Track social referral traffic weekly. Run a monthly hook format performance review.
Frequently Asked Questions
Why is my breaking news getting fewer social clicks than before?
Algorithm changes across all major platforms have reduced the reach of external link posts. Platforms favor content that keeps users on-platform. Pair this with the rise of aggregator accounts and creator-native content, and original news sources face significant structural headwinds without a proactive distribution strategy.
How fast should a news outlet post to social after publishing?
Best practice is under 60 seconds — ideally automated and simultaneous with publication. Every minute of delay increases the chance an aggregator or scraper account reaches your audience before you do.
What's the best social media platform for political news in 2026?
It depends on your target audience. X/Twitter remains dominant for real-time political discourse among journalists and operatives. Bluesky is growing rapidly in the same demographic. LinkedIn is underused but highly effective for policy and professional audiences. Instagram and Facebook remain important for broader general audiences.
Should news outlets post native video to social?
Yes — native video receives significantly higher organic reach than link posts on every major platform. Even simple clip-and-caption videos, quote graphics with motion, or journalist-to-camera commentary dramatically outperform static link shares. Start small and iterate.

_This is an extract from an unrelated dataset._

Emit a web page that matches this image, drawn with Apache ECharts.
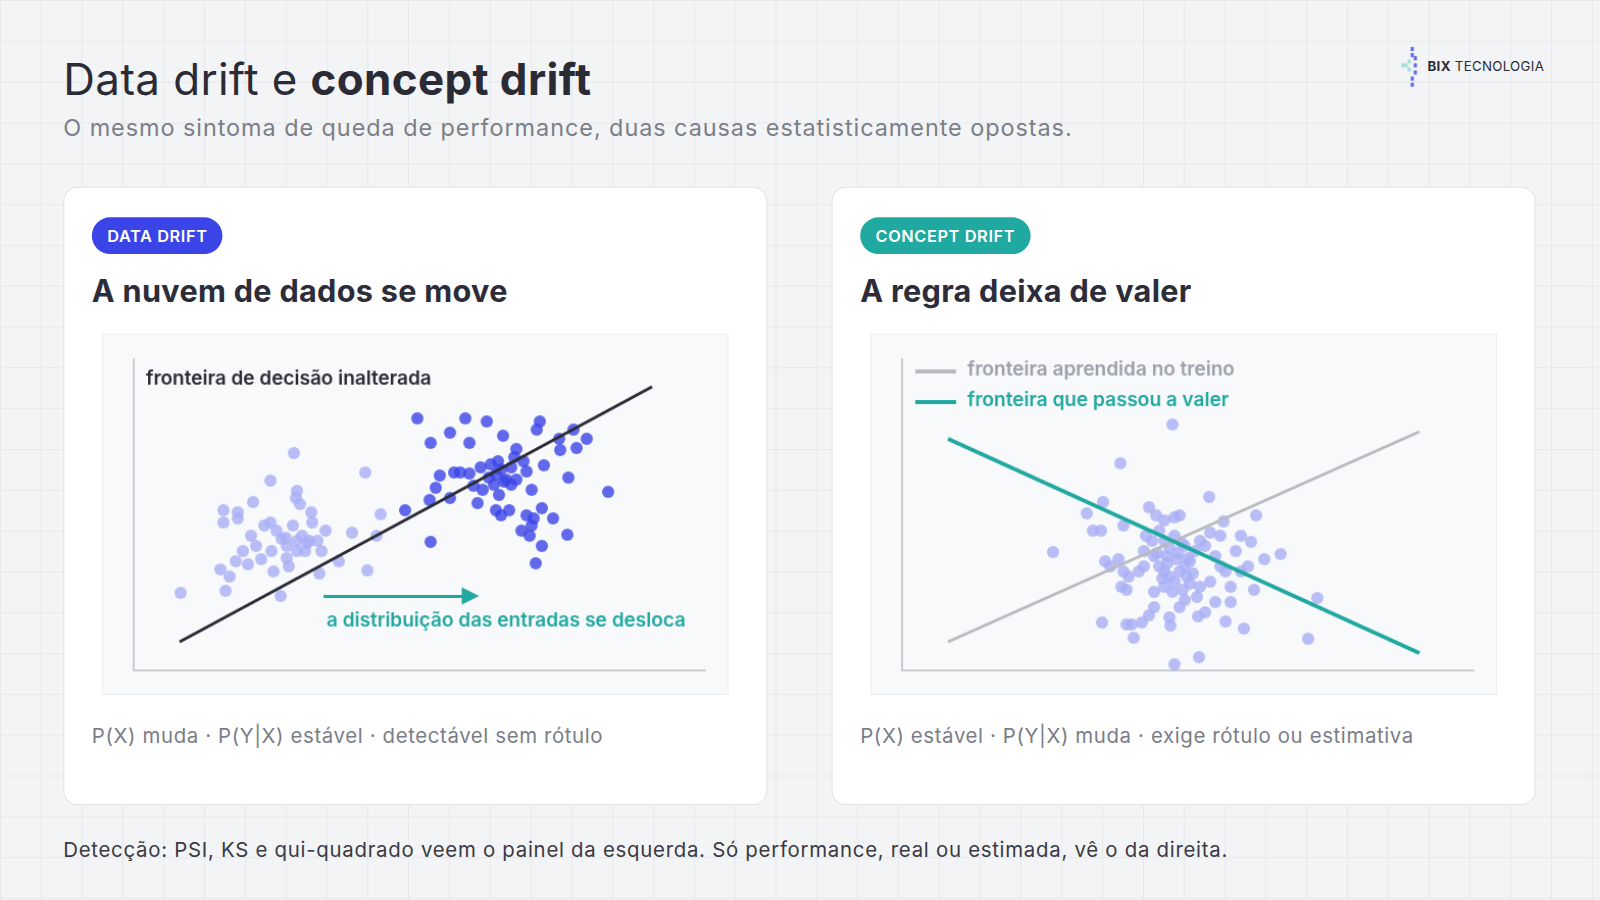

How do I stop aggregators from stealing my content?
You can't fully prevent it — but you can make sure you benefit from it. Automate your own distribution to always be first. Add consistent visual branding to all imagery so screenshots carry your identity. Build a strong account presence so your audience knows to follow you directly.
Final Thought
The journalism isn't the problem. You're doing the hard work — reporting, verifying, publishing. The gap is distribution infrastructure.
The outlets reclaiming their social reach aren't doing more work. They're doing the same work smarter — with automated first posts, platform-native formats, and data-driven iteration.
You broke the story. Now build the system that makes sure everyone knows it.